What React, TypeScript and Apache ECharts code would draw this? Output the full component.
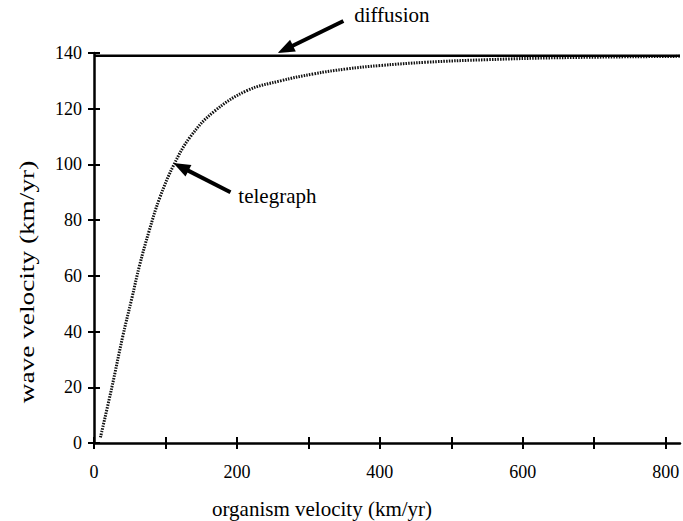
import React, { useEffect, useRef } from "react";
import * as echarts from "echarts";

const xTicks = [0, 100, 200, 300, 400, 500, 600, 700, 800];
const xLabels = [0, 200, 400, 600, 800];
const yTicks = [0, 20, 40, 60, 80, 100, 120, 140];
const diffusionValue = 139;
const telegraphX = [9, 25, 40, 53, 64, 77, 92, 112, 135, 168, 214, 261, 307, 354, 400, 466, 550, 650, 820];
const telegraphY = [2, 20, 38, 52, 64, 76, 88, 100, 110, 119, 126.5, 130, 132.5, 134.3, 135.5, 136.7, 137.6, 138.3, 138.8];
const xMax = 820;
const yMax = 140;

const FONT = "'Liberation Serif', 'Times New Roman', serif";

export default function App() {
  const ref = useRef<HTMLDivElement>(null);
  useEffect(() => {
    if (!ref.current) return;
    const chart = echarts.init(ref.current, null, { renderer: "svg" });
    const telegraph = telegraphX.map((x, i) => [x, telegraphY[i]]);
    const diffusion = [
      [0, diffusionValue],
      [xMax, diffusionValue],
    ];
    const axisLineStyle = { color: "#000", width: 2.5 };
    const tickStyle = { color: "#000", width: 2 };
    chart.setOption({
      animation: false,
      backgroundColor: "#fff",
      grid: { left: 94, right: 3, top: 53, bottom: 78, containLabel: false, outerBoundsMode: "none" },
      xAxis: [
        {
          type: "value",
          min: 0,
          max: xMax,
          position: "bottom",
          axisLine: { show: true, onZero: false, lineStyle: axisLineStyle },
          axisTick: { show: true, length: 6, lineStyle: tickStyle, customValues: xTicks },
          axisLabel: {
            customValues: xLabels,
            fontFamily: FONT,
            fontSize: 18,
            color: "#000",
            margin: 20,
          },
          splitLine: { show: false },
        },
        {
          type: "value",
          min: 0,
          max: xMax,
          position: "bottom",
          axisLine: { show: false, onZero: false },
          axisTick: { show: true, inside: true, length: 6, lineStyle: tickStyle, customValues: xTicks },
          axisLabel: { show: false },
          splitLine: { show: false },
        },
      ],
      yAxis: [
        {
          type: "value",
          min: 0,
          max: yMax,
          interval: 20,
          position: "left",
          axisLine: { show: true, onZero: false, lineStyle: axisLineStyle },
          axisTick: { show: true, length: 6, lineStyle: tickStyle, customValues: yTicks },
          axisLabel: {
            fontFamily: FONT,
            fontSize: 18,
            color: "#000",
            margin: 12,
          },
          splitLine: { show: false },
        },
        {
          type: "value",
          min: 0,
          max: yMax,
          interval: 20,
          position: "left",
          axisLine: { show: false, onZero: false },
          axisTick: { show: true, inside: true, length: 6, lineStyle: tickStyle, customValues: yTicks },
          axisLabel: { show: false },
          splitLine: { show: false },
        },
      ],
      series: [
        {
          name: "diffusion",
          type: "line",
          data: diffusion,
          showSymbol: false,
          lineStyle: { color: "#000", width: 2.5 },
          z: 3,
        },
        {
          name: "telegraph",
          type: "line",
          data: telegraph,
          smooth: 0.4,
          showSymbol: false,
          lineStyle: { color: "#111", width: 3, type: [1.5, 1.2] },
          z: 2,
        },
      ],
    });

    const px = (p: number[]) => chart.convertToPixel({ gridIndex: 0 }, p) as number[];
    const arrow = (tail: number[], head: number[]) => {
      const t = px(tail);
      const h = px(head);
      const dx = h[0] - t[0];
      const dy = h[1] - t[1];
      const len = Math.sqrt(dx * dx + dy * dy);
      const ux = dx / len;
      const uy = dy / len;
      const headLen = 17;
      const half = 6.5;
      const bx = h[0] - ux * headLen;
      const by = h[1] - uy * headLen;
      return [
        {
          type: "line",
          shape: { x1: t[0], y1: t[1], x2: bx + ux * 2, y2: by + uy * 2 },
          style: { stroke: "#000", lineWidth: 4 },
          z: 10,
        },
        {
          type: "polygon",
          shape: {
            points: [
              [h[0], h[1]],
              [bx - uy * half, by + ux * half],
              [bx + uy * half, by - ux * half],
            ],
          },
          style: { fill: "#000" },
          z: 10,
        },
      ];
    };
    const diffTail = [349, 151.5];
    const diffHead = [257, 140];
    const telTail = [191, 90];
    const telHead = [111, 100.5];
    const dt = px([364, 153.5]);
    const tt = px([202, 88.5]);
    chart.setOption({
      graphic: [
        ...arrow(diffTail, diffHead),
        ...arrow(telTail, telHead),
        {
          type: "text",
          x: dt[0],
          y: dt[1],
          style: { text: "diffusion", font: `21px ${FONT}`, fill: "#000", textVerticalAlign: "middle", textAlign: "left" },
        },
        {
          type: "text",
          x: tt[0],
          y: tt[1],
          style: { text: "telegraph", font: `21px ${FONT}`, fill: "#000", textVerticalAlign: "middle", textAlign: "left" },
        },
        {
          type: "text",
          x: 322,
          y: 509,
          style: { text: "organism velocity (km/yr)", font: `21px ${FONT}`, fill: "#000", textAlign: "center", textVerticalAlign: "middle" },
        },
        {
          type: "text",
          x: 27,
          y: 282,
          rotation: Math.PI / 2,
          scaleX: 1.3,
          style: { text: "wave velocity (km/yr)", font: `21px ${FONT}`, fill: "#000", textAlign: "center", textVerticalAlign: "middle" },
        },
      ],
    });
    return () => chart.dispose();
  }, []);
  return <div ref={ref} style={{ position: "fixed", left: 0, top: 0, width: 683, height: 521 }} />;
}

» **GOAL OF THE EXERCISE**
Omit each picture, then return all of the listing exactly as it stands.

» **FINISHED ANSWER**
What React, TypeScript and Apache ECharts code would draw this? Output the full component.
import React, { useEffect, useRef } from "react";
import * as echarts from "echarts";

const xTicks = [0, 100, 200, 300, 400, 500, 600, 700, 800];
const xLabels = [0, 200, 400, 600, 800];
const yTicks = [0, 20, 40, 60, 80, 100, 120, 140];
const diffusionValue = 139;
const telegraphX = [9, 25, 40, 53, 64, 77, 92, 112, 135, 168, 214, 261, 307, 354, 400, 466, 550, 650, 820];
const telegraphY = [2, 20, 38, 52, 64, 76, 88, 100, 110, 119, 126.5, 130, 132.5, 134.3, 135.5, 136.7, 137.6, 138.3, 138.8];
const xMax = 820;
const yMax = 140;

const FONT = "'Liberation Serif', 'Times New Roman', serif";

export default function App() {
  const ref = useRef<HTMLDivElement>(null);
  useEffect(() => {
    if (!ref.current) return;
    const chart = echarts.init(ref.current, null, { renderer: "svg" });
    const telegraph = telegraphX.map((x, i) => [x, telegraphY[i]]);
    const diffusion = [
      [0, diffusionValue],
      [xMax, diffusionValue],
    ];
    const axisLineStyle = { color: "#000", width: 2.5 };
    const tickStyle = { color: "#000", width: 2 };
    chart.setOption({
      animation: false,
      backgroundColor: "#fff",
      grid: { left: 94, right: 3, top: 53, bottom: 78, containLabel: false, outerBoundsMode: "none" },
      xAxis: [
        {
          type: "value",
          min: 0,
          max: xMax,
          position: "bottom",
          axisLine: { show: true, onZero: false, lineStyle: axisLineStyle },
          axisTick: { show: true, length: 6, lineStyle: tickStyle, customValues: xTicks },
          axisLabel: {
            customValues: xLabels,
            fontFamily: FONT,
            fontSize: 18,
            color: "#000",
            margin: 20,
          },
          splitLine: { show: false },
        },
        {
          type: "value",
          min: 0,
          max: xMax,
          position: "bottom",
          axisLine: { show: false, onZero: false },
          axisTick: { show: true, inside: true, length: 6, lineStyle: tickStyle, customValues: xTicks },
          axisLabel: { show: false },
          splitLine: { show: false },
        },
      ],
      yAxis: [
        {
          type: "value",
          min: 0,
          max: yMax,
          interval: 20,
          position: "left",
          axisLine: { show: true, onZero: false, lineStyle: axisLineStyle },
          axisTick: { show: true, length: 6, lineStyle: tickStyle, customValues: yTicks },
          axisLabel: {
            fontFamily: FONT,
            fontSize: 18,
            color: "#000",
            margin: 12,
          },
          splitLine: { show: false },
        },
        {
          type: "value",
          min: 0,
          max: yMax,
          interval: 20,
          position: "left",
          axisLine: { show: false, onZero: false },
          axisTick: { show: true, inside: true, length: 6, lineStyle: tickStyle, customValues: yTicks },
          axisLabel: { show: false },
          splitLine: { show: false },
        },
      ],
      series: [
        {
          name: "diffusion",
          type: "line",
          data: diffusion,
          showSymbol: false,
          lineStyle: { color: "#000", width: 2.5 },
          z: 3,
        },
        {
          name: "telegraph",
          type: "line",
          data: telegraph,
          smooth: 0.4,
          showSymbol: false,
          lineStyle: { color: "#111", width: 3, type: [1.5, 1.2] },
          z: 2,
        },
      ],
    });

    const px = (p: number[]) => chart.convertToPixel({ gridIndex: 0 }, p) as number[];
    const arrow = (tail: number[], head: number[]) => {
      const t = px(tail);
      const h = px(head);
      const dx = h[0] - t[0];
      const dy = h[1] - t[1];
      const len = Math.sqrt(dx * dx + dy * dy);
      const ux = dx / len;
      const uy = dy / len;
      const headLen = 17;
      const half = 6.5;
      const bx = h[0] - ux * headLen;
      const by = h[1] - uy * headLen;
      return [
        {
          type: "line",
          shape: { x1: t[0], y1: t[1], x2: bx + ux * 2, y2: by + uy * 2 },
          style: { stroke: "#000", lineWidth: 4 },
          z: 10,
        },
        {
          type: "polygon",
          shape: {
            points: [
              [h[0], h[1]],
              [bx - uy * half, by + ux * half],
              [bx + uy * half, by - ux * half],
            ],
          },
          style: { fill: "#000" },
          z: 10,
        },
      ];
    };
    const diffTail = [349, 151.5];
    const diffHead = [257, 140];
    const telTail = [191, 90];
    const telHead = [111, 100.5];
    const dt = px([364, 153.5]);
    const tt = px([202, 88.5]);
    chart.setOption({
      graphic: [
        ...arrow(diffTail, diffHead),
        ...arrow(telTail, telHead),
        {
          type: "text",
          x: dt[0],
          y: dt[1],
          style: { text: "diffusion", font: `21px ${FONT}`, fill: "#000", textVerticalAlign: "middle", textAlign: "left" },
        },
        {
          type: "text",
          x: tt[0],
          y: tt[1],
          style: { text: "telegraph", font: `21px ${FONT}`, fill: "#000", textVerticalAlign: "middle", textAlign: "left" },
        },
        {
          type: "text",
          x: 322,
          y: 509,
          style: { text: "organism velocity (km/yr)", font: `21px ${FONT}`, fill: "#000", textAlign: "center", textVerticalAlign: "middle" },
        },
        {
          type: "text",
          x: 27,
          y: 282,
          rotation: Math.PI / 2,
          scaleX: 1.3,
          style: { text: "wave velocity (km/yr)", font: `21px ${FONT}`, fill: "#000", textAlign: "center", textVerticalAlign: "middle" },
        },
      ],
    });
    return () => chart.dispose();
  }, []);
  return <div ref={ref} style={{ position: "fixed", left: 0, top: 0, width: 683, height: 521 }} />;
}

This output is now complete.